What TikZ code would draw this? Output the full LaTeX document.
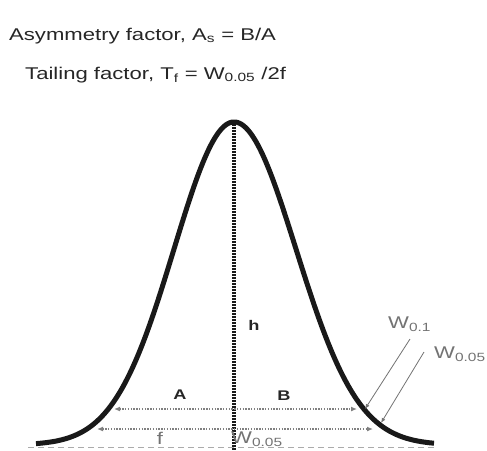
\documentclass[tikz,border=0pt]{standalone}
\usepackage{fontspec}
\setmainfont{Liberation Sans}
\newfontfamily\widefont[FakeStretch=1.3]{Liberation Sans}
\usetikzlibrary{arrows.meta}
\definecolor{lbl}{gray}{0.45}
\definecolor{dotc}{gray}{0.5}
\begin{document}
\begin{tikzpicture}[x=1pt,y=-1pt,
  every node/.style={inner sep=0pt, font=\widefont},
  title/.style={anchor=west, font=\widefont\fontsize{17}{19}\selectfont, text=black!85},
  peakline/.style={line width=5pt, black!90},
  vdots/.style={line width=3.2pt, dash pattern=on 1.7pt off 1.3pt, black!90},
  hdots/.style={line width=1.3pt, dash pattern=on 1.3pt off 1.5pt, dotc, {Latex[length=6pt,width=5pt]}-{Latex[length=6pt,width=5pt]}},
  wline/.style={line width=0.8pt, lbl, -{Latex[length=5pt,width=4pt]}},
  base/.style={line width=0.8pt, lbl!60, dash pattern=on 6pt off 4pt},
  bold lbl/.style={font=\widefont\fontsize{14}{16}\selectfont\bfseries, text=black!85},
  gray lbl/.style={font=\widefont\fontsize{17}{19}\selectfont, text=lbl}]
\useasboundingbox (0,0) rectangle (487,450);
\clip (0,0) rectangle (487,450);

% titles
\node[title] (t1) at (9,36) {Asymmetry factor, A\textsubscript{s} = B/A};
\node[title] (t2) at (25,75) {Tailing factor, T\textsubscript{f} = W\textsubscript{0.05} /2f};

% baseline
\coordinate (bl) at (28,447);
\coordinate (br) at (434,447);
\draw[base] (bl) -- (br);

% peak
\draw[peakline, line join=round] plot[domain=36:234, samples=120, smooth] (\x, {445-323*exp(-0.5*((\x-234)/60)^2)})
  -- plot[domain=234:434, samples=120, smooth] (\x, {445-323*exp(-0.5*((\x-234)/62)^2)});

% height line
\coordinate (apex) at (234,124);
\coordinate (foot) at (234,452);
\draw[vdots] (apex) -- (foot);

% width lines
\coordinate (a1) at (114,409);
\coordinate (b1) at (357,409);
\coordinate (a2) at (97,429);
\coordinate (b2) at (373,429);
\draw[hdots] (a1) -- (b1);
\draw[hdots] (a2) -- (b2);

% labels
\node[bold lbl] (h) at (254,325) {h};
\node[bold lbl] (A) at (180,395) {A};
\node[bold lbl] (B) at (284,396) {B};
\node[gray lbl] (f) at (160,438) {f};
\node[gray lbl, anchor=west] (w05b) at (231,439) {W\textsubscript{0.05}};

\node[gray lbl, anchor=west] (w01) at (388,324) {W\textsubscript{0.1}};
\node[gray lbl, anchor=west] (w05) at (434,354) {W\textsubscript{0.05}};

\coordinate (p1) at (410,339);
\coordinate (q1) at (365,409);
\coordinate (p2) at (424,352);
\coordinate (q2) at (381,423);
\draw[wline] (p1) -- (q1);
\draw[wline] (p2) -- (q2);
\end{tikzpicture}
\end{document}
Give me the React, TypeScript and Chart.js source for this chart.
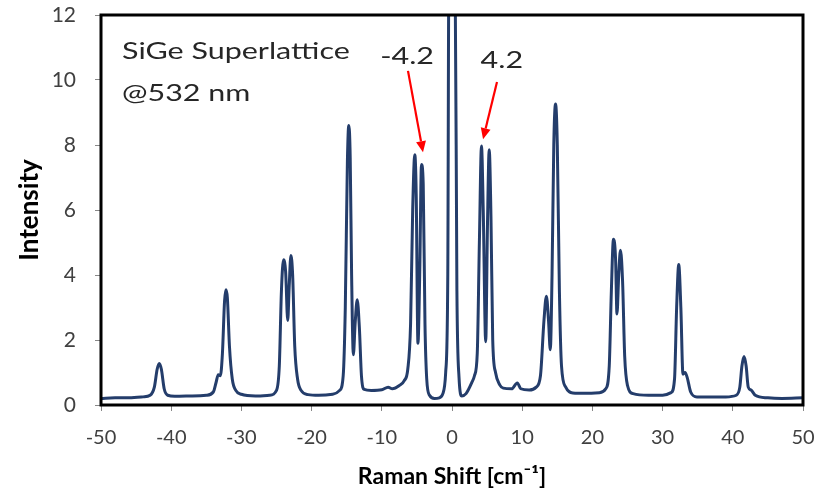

----

WHAT YOU NEED TO DO >> Repeat the data exactly, without the pictures.

RESULT FOR THIS EXERCISE >>
What TikZ code would draw this? Output the full LaTeX document.
\documentclass[tikz,border=0pt]{standalone}
\usepackage{fontspec}
\setmainfont{Liberation Sans}
\newfontfamily\widefont[FakeStretch=1.3]{Liberation Sans}
\usetikzlibrary{arrows.meta}
\definecolor{lbl}{gray}{0.45}
\definecolor{dotc}{gray}{0.5}
\begin{document}
\begin{tikzpicture}[x=1pt,y=-1pt,
  every node/.style={inner sep=0pt, font=\widefont},
  title/.style={anchor=west, font=\widefont\fontsize{17}{19}\selectfont, text=black!85},
  peakline/.style={line width=5pt, black!90},
  vdots/.style={line width=3.2pt, dash pattern=on 1.7pt off 1.3pt, black!90},
  hdots/.style={line width=1.3pt, dash pattern=on 1.3pt off 1.5pt, dotc, {Latex[length=6pt,width=5pt]}-{Latex[length=6pt,width=5pt]}},
  wline/.style={line width=0.8pt, lbl, -{Latex[length=5pt,width=4pt]}},
  base/.style={line width=0.8pt, lbl!60, dash pattern=on 6pt off 4pt},
  bold lbl/.style={font=\widefont\fontsize{14}{16}\selectfont\bfseries, text=black!85},
  gray lbl/.style={font=\widefont\fontsize{17}{19}\selectfont, text=lbl}]
\useasboundingbox (0,0) rectangle (487,450);
\clip (0,0) rectangle (487,450);

% titles
\node[title] (t1) at (9,36) {Asymmetry factor, A\textsubscript{s} = B/A};
\node[title] (t2) at (25,75) {Tailing factor, T\textsubscript{f} = W\textsubscript{0.05} /2f};

% baseline
\coordinate (bl) at (28,447);
\coordinate (br) at (434,447);
\draw[base] (bl) -- (br);

% peak
\draw[peakline, line join=round] plot[domain=36:234, samples=120, smooth] (\x, {445-323*exp(-0.5*((\x-234)/60)^2)})
  -- plot[domain=234:434, samples=120, smooth] (\x, {445-323*exp(-0.5*((\x-234)/62)^2)});

% height line
\coordinate (apex) at (234,124);
\coordinate (foot) at (234,452);
\draw[vdots] (apex) -- (foot);

% width lines
\coordinate (a1) at (114,409);
\coordinate (b1) at (357,409);
\coordinate (a2) at (97,429);
\coordinate (b2) at (373,429);
\draw[hdots] (a1) -- (b1);
\draw[hdots] (a2) -- (b2);

% labels
\node[bold lbl] (h) at (254,325) {h};
\node[bold lbl] (A) at (180,395) {A};
\node[bold lbl] (B) at (284,396) {B};
\node[gray lbl] (f) at (160,438) {f};
\node[gray lbl, anchor=west] (w05b) at (231,439) {W\textsubscript{0.05}};

\node[gray lbl, anchor=west] (w01) at (388,324) {W\textsubscript{0.1}};
\node[gray lbl, anchor=west] (w05) at (434,354) {W\textsubscript{0.05}};

\coordinate (p1) at (410,339);
\coordinate (q1) at (365,409);
\coordinate (p2) at (424,352);
\coordinate (q2) at (381,423);
\draw[wline] (p1) -- (q1);
\draw[wline] (p2) -- (q2);
\end{tikzpicture}
\end{document}
Give me the React, TypeScript and Chart.js source for this chart.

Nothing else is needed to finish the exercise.